_What to produce_
Restate the full listing word for word and leave the pictures out.
## START Material
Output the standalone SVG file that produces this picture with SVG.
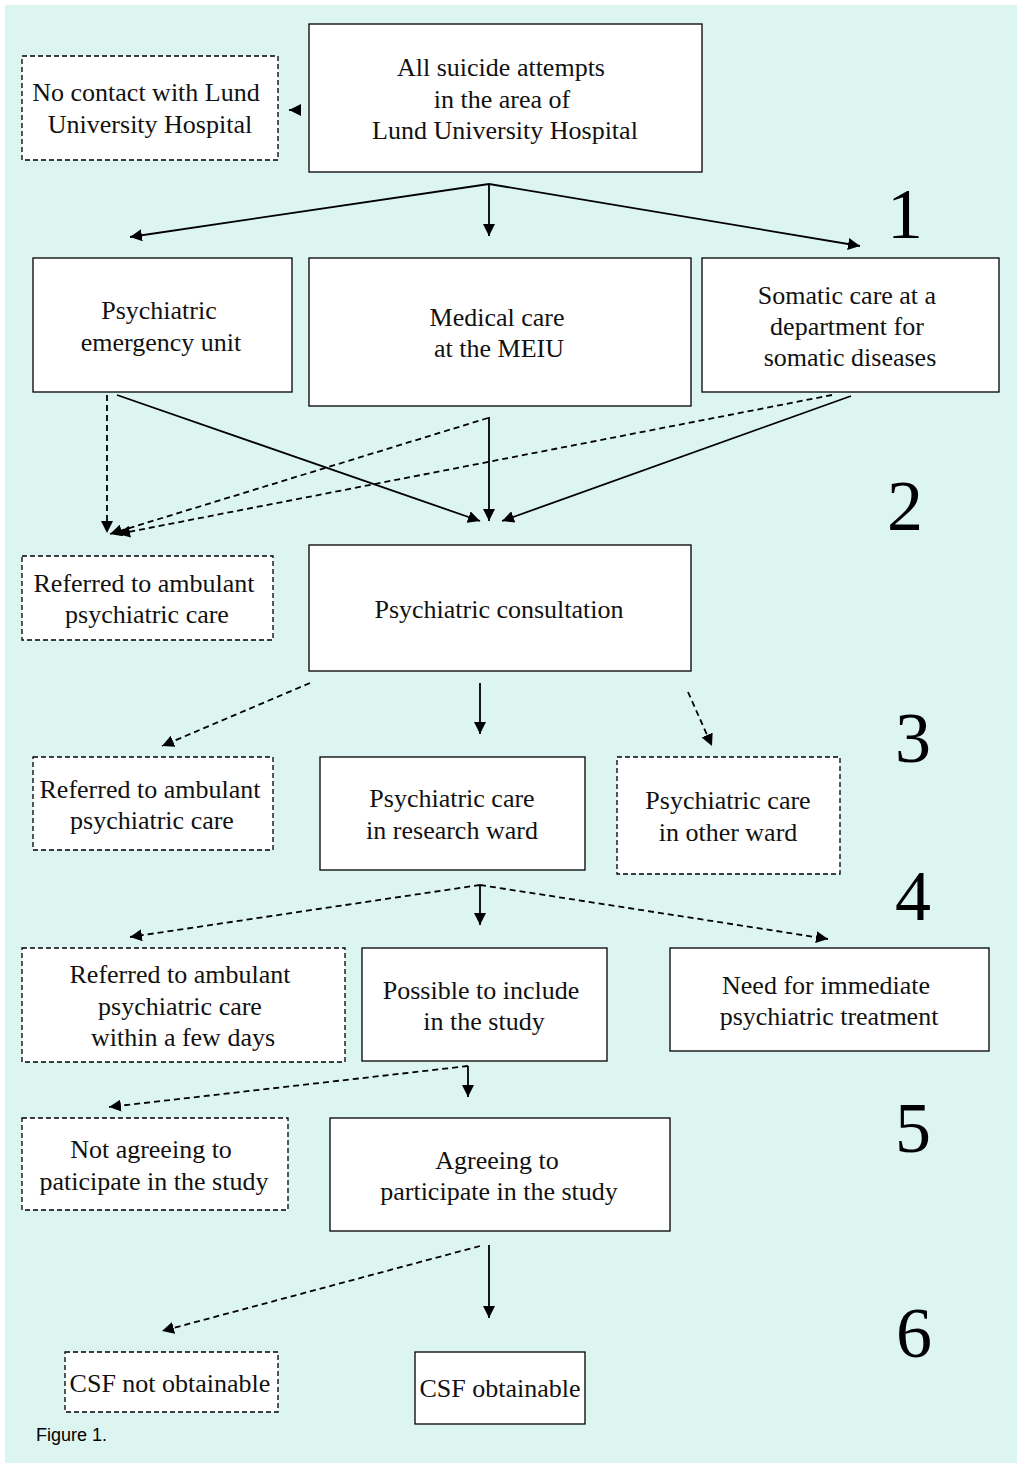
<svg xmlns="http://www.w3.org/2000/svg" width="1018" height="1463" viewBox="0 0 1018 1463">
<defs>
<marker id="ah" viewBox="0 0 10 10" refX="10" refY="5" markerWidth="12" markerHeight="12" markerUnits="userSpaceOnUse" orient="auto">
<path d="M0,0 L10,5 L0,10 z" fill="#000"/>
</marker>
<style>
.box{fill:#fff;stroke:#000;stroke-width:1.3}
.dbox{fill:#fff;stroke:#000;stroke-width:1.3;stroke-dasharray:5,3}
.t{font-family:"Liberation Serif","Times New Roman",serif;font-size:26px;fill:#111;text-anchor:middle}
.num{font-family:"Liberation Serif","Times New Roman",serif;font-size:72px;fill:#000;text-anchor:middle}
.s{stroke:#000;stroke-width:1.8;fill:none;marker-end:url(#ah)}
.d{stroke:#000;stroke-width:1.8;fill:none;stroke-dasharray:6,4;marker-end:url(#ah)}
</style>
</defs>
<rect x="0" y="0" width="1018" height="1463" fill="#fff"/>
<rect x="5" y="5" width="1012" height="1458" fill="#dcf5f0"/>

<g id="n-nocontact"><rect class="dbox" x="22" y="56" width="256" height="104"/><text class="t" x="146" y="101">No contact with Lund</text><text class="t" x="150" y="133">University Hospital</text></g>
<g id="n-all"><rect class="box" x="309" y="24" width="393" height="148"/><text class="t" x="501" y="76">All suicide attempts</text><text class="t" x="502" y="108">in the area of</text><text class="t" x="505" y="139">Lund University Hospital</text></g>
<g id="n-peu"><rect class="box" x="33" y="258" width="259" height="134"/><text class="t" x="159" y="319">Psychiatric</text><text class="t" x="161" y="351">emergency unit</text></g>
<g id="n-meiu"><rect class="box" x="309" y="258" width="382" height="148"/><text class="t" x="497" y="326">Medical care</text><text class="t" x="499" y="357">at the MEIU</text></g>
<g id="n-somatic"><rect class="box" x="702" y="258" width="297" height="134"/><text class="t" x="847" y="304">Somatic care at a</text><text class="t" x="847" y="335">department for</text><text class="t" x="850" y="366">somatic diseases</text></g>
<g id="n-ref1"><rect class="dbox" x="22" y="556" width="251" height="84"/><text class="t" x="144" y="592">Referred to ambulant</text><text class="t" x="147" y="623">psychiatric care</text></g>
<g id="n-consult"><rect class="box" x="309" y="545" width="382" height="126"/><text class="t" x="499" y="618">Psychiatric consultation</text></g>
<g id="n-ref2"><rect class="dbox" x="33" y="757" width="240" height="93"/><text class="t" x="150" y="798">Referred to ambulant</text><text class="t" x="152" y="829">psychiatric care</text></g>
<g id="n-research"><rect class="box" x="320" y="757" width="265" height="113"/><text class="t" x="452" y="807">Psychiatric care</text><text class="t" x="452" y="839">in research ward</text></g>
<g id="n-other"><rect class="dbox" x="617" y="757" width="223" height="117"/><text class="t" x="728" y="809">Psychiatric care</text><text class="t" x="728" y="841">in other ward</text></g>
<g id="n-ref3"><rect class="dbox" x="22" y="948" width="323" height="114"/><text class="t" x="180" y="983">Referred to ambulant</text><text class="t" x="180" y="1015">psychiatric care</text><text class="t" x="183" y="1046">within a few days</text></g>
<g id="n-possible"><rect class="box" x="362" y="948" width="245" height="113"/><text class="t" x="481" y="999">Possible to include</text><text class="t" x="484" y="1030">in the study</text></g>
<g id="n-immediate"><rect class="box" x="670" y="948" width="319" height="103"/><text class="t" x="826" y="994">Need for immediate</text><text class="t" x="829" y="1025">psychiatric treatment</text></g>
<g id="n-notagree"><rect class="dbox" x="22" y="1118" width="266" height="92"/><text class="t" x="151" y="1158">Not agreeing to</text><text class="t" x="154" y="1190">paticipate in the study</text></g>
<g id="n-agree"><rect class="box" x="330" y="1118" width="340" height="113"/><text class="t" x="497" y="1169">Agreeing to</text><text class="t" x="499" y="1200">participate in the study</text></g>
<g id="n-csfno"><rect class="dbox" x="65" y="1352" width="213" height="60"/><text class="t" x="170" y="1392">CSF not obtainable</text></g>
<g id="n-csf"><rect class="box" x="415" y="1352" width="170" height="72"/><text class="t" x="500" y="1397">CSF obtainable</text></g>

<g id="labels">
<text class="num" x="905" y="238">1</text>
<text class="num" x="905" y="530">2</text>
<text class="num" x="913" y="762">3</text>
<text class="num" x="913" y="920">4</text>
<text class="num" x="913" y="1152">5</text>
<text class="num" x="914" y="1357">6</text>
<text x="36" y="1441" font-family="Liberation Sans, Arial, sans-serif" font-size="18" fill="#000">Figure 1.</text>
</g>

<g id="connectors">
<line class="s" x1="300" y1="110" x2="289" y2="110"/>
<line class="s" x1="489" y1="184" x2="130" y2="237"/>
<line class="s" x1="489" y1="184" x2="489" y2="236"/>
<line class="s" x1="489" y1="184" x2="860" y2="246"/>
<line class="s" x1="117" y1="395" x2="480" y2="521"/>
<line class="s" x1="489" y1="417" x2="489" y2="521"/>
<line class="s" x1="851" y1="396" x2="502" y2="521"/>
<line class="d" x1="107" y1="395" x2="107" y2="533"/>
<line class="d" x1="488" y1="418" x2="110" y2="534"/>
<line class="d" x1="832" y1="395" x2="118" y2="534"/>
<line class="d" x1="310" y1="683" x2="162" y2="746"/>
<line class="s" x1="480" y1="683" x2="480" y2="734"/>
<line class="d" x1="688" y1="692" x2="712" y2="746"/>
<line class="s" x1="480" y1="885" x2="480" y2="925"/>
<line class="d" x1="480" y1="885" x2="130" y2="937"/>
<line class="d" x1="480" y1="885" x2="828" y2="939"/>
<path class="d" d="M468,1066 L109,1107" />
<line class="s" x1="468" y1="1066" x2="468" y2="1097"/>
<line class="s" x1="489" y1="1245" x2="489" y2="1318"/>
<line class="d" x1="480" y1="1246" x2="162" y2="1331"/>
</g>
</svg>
## END Material
_Response_
Output the standalone SVG file that produces this picture with SVG.
<svg xmlns="http://www.w3.org/2000/svg" width="1018" height="1463" viewBox="0 0 1018 1463">
<defs>
<marker id="ah" viewBox="0 0 10 10" refX="10" refY="5" markerWidth="12" markerHeight="12" markerUnits="userSpaceOnUse" orient="auto">
<path d="M0,0 L10,5 L0,10 z" fill="#000"/>
</marker>
<style>
.box{fill:#fff;stroke:#000;stroke-width:1.3}
.dbox{fill:#fff;stroke:#000;stroke-width:1.3;stroke-dasharray:5,3}
.t{font-family:"Liberation Serif","Times New Roman",serif;font-size:26px;fill:#111;text-anchor:middle}
.num{font-family:"Liberation Serif","Times New Roman",serif;font-size:72px;fill:#000;text-anchor:middle}
.s{stroke:#000;stroke-width:1.8;fill:none;marker-end:url(#ah)}
.d{stroke:#000;stroke-width:1.8;fill:none;stroke-dasharray:6,4;marker-end:url(#ah)}
</style>
</defs>
<rect x="0" y="0" width="1018" height="1463" fill="#fff"/>
<rect x="5" y="5" width="1012" height="1458" fill="#dcf5f0"/>

<g id="n-nocontact"><rect class="dbox" x="22" y="56" width="256" height="104"/><text class="t" x="146" y="101">No contact with Lund</text><text class="t" x="150" y="133">University Hospital</text></g>
<g id="n-all"><rect class="box" x="309" y="24" width="393" height="148"/><text class="t" x="501" y="76">All suicide attempts</text><text class="t" x="502" y="108">in the area of</text><text class="t" x="505" y="139">Lund University Hospital</text></g>
<g id="n-peu"><rect class="box" x="33" y="258" width="259" height="134"/><text class="t" x="159" y="319">Psychiatric</text><text class="t" x="161" y="351">emergency unit</text></g>
<g id="n-meiu"><rect class="box" x="309" y="258" width="382" height="148"/><text class="t" x="497" y="326">Medical care</text><text class="t" x="499" y="357">at the MEIU</text></g>
<g id="n-somatic"><rect class="box" x="702" y="258" width="297" height="134"/><text class="t" x="847" y="304">Somatic care at a</text><text class="t" x="847" y="335">department for</text><text class="t" x="850" y="366">somatic diseases</text></g>
<g id="n-ref1"><rect class="dbox" x="22" y="556" width="251" height="84"/><text class="t" x="144" y="592">Referred to ambulant</text><text class="t" x="147" y="623">psychiatric care</text></g>
<g id="n-consult"><rect class="box" x="309" y="545" width="382" height="126"/><text class="t" x="499" y="618">Psychiatric consultation</text></g>
<g id="n-ref2"><rect class="dbox" x="33" y="757" width="240" height="93"/><text class="t" x="150" y="798">Referred to ambulant</text><text class="t" x="152" y="829">psychiatric care</text></g>
<g id="n-research"><rect class="box" x="320" y="757" width="265" height="113"/><text class="t" x="452" y="807">Psychiatric care</text><text class="t" x="452" y="839">in research ward</text></g>
<g id="n-other"><rect class="dbox" x="617" y="757" width="223" height="117"/><text class="t" x="728" y="809">Psychiatric care</text><text class="t" x="728" y="841">in other ward</text></g>
<g id="n-ref3"><rect class="dbox" x="22" y="948" width="323" height="114"/><text class="t" x="180" y="983">Referred to ambulant</text><text class="t" x="180" y="1015">psychiatric care</text><text class="t" x="183" y="1046">within a few days</text></g>
<g id="n-possible"><rect class="box" x="362" y="948" width="245" height="113"/><text class="t" x="481" y="999">Possible to include</text><text class="t" x="484" y="1030">in the study</text></g>
<g id="n-immediate"><rect class="box" x="670" y="948" width="319" height="103"/><text class="t" x="826" y="994">Need for immediate</text><text class="t" x="829" y="1025">psychiatric treatment</text></g>
<g id="n-notagree"><rect class="dbox" x="22" y="1118" width="266" height="92"/><text class="t" x="151" y="1158">Not agreeing to</text><text class="t" x="154" y="1190">paticipate in the study</text></g>
<g id="n-agree"><rect class="box" x="330" y="1118" width="340" height="113"/><text class="t" x="497" y="1169">Agreeing to</text><text class="t" x="499" y="1200">participate in the study</text></g>
<g id="n-csfno"><rect class="dbox" x="65" y="1352" width="213" height="60"/><text class="t" x="170" y="1392">CSF not obtainable</text></g>
<g id="n-csf"><rect class="box" x="415" y="1352" width="170" height="72"/><text class="t" x="500" y="1397">CSF obtainable</text></g>

<g id="labels">
<text class="num" x="905" y="238">1</text>
<text class="num" x="905" y="530">2</text>
<text class="num" x="913" y="762">3</text>
<text class="num" x="913" y="920">4</text>
<text class="num" x="913" y="1152">5</text>
<text class="num" x="914" y="1357">6</text>
<text x="36" y="1441" font-family="Liberation Sans, Arial, sans-serif" font-size="18" fill="#000">Figure 1.</text>
</g>

<g id="connectors">
<line class="s" x1="300" y1="110" x2="289" y2="110"/>
<line class="s" x1="489" y1="184" x2="130" y2="237"/>
<line class="s" x1="489" y1="184" x2="489" y2="236"/>
<line class="s" x1="489" y1="184" x2="860" y2="246"/>
<line class="s" x1="117" y1="395" x2="480" y2="521"/>
<line class="s" x1="489" y1="417" x2="489" y2="521"/>
<line class="s" x1="851" y1="396" x2="502" y2="521"/>
<line class="d" x1="107" y1="395" x2="107" y2="533"/>
<line class="d" x1="488" y1="418" x2="110" y2="534"/>
<line class="d" x1="832" y1="395" x2="118" y2="534"/>
<line class="d" x1="310" y1="683" x2="162" y2="746"/>
<line class="s" x1="480" y1="683" x2="480" y2="734"/>
<line class="d" x1="688" y1="692" x2="712" y2="746"/>
<line class="s" x1="480" y1="885" x2="480" y2="925"/>
<line class="d" x1="480" y1="885" x2="130" y2="937"/>
<line class="d" x1="480" y1="885" x2="828" y2="939"/>
<path class="d" d="M468,1066 L109,1107" />
<line class="s" x1="468" y1="1066" x2="468" y2="1097"/>
<line class="s" x1="489" y1="1245" x2="489" y2="1318"/>
<line class="d" x1="480" y1="1246" x2="162" y2="1331"/>
</g>
</svg>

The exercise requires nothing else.